Master theorem with $T(n) = 6T(n/10) + \lg^2 n$

Question

So I think this falls under case 1...but I am not sure how to formally prove that $n^{lg_{10} 6}$ is asymptotically greater than $\lg^2 n$. I tried using L'hopitals but kinda reached a dead end. Here's what i have so far

$$\lim_{n \rightarrow \infty} \frac{d(\lg^2 n)}{d(n^{\lg_{10}6})} = \frac{2 \lg n (\frac{1}{n})}{(\lg_{10}6) n ^{(\lg_{10}6) - 1}}$$

Is there some better way I can think about proving case 1?

Answer 1

Yuval Filmus pretty much showed the way in the comment above. I will just elaborate on his approach.

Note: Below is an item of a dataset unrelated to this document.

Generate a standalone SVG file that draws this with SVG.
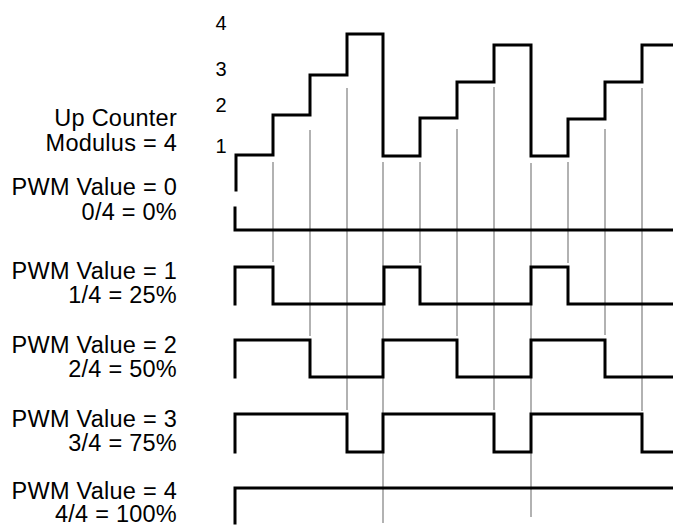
<svg xmlns="http://www.w3.org/2000/svg" width="673" height="525" viewBox="0 0 673 525">
  <style>
    .lbl { font-family: "Liberation Sans", Arial, sans-serif; font-size: 23.5px; letter-spacing: 0.25px; fill: #000; text-anchor: end; }
    .num { font-family: "Liberation Sans", Arial, sans-serif; font-size: 20px; fill: #000; text-anchor: middle; }
    .wave { fill: none; stroke: #000; stroke-width: 3; stroke-linejoin: miter; stroke-linecap: square; }
    .guide { fill: none; stroke: #999; stroke-width: 1.5; }
  </style>
  <rect width="673" height="525" fill="#fff"/>

  <g id="guides">
    <line class="guide" x1="273" y1="162" x2="273" y2="262"/>
    <line class="guide" x1="310" y1="130" x2="310" y2="336"/>
    <line class="guide" x1="347" y1="88" x2="347" y2="410"/>
    <line class="guide" x1="383" y1="162" x2="383" y2="523"/>
    <line class="guide" x1="420" y1="162" x2="420" y2="263"/>
    <line class="guide" x1="457" y1="129" x2="457" y2="336"/>
    <line class="guide" x1="494" y1="87" x2="494" y2="410"/>
    <line class="guide" x1="531" y1="163" x2="531" y2="517"/>
    <line class="guide" x1="568" y1="162" x2="568" y2="263"/>
    <line class="guide" x1="605" y1="129" x2="605" y2="335"/>
    <line class="guide" x1="642" y1="88" x2="642" y2="411"/>
  </g>

  <g id="axis-numbers">
    <text class="num" x="221" y="30">4</text>
    <text class="num" x="221" y="76">3</text>
    <text class="num" x="221" y="112">2</text>
    <text class="num" x="221" y="153">1</text>
  </g>

  <g id="counter">
    <text class="lbl" x="177" y="126">Up Counter</text>
    <text class="lbl" x="177" y="151">Modulus = 4</text>
    <path class="wave" d="M236,190 V155 H273 V115 H310 V75 H347 V34 H383 V156 H420 V118 H457 V82 H494 V45 H531 V156 H568 V119 H605 V82 H642 V45 H673"/>
  </g>

  <g id="pwm0">
    <text class="lbl" x="177" y="195">PWM Value = 0</text>
    <text class="lbl" x="177" y="220">0/4 = 0%</text>
    <path class="wave" d="M235,208 V230 H673"/>
  </g>

  <g id="pwm1">
    <text class="lbl" x="177" y="279">PWM Value = 1</text>
    <text class="lbl" x="177" y="303">1/4 = 25%</text>
    <path class="wave" d="M235,304 V267 H273 V304 H384 V267 H420 V304 H531 V267 H568 V304 H673"/>
  </g>

  <g id="pwm2">
    <text class="lbl" x="177" y="353">PWM Value = 2</text>
    <text class="lbl" x="177" y="377">2/4 = 50%</text>
    <path class="wave" d="M235,377 V340 H310 V377 H383 V340 H457 V377 H531 V340 H605 V377 H673"/>
  </g>

  <g id="pwm3">
    <text class="lbl" x="177" y="427">PWM Value = 3</text>
    <text class="lbl" x="177" y="451">3/4 = 75%</text>
    <path class="wave" d="M235,452 V414 H347 V452 H383 V414 H494 V452 H531 V414 H642 V452 H673"/>
  </g>

  <g id="pwm4">
    <text class="lbl" x="177" y="499">PWM Value = 4</text>
    <text class="lbl" x="177" y="522">4/4 = 100%</text>
    <path class="wave" d="M235,523 V488 H673"/>
  </g>
</svg>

First, we raise both to the power lg₆10.

(n^lg₁₀6)^lg₆10 = n^{(lg₁₀6 x lg₆10)} = n

and,

(lg²n)^lg₆10 = (lg n)^{2 x lg₆10} = (lg n)^2.57

Now, taking log of both of these, we get lg(n) and 2.57xlg(lg(n)) respectively.

lg(n) is asymptotically greater than lg(lg(n)), and thus, our case is proved.